Similarly there are lots of buyers and sellers in the stock market ready to buy and sell shares.

Say there are 10,000 shares of company called Reliance Industries available to sell at Rs.1200 per share.

Multiple sellers with this aggregate quantity. But the buyers are there only for 5000 shares. There are people who are interested but want shares at Rs.1180.

So a deal for 5000 shares get struck at Rs. 1200 as the price and quantity are matching.

Now for the rest of 5000 shares either the seller has to come down to Rs.1180 or the buyers have to agree to Rs. 1200.

After a while the seller gets tired and tries to sell at 1195 per share.

500 shares gets sold.
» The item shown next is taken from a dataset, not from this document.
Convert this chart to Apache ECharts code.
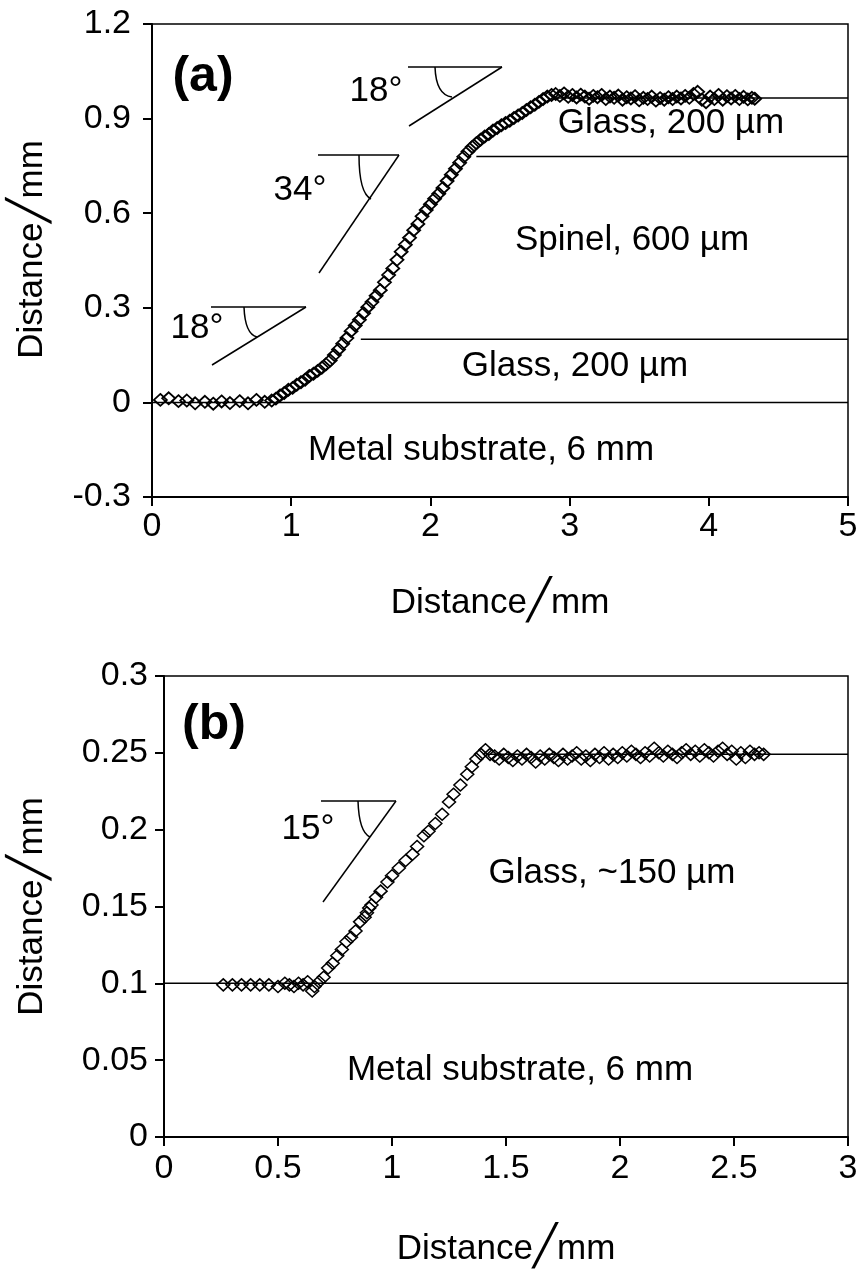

The seller keeps lowering the price till the full quantity gets sold at Rs.1180 per share.

In a while the quantity of 10,000 shares get transacted .

Now there are fresh new buyers who emerge for 25,000 shares.

No sellers.

Some fresh new sellers emerge at Rs.1225.Again deal gets struck at from Rs 1205 to Rs 1208 per share.

So in a matter of minutes price moved from 1200 to 1195 to 1180 to 1225 to 1205 & 1208.

Prices of stock move up and down every nano second.Deals are struck via a software as against physical buying and selling in the market. But the basic principle of bargaining is the same.. 🙂

The Stock Market is akin to huge supermarket with prices moving up and down simultaneously depending on buying and selling interest.

Based on the compulsions of buyers or sellers prices move up and down gently or violently.

This is a very simplistic explanation of stock and a stock market.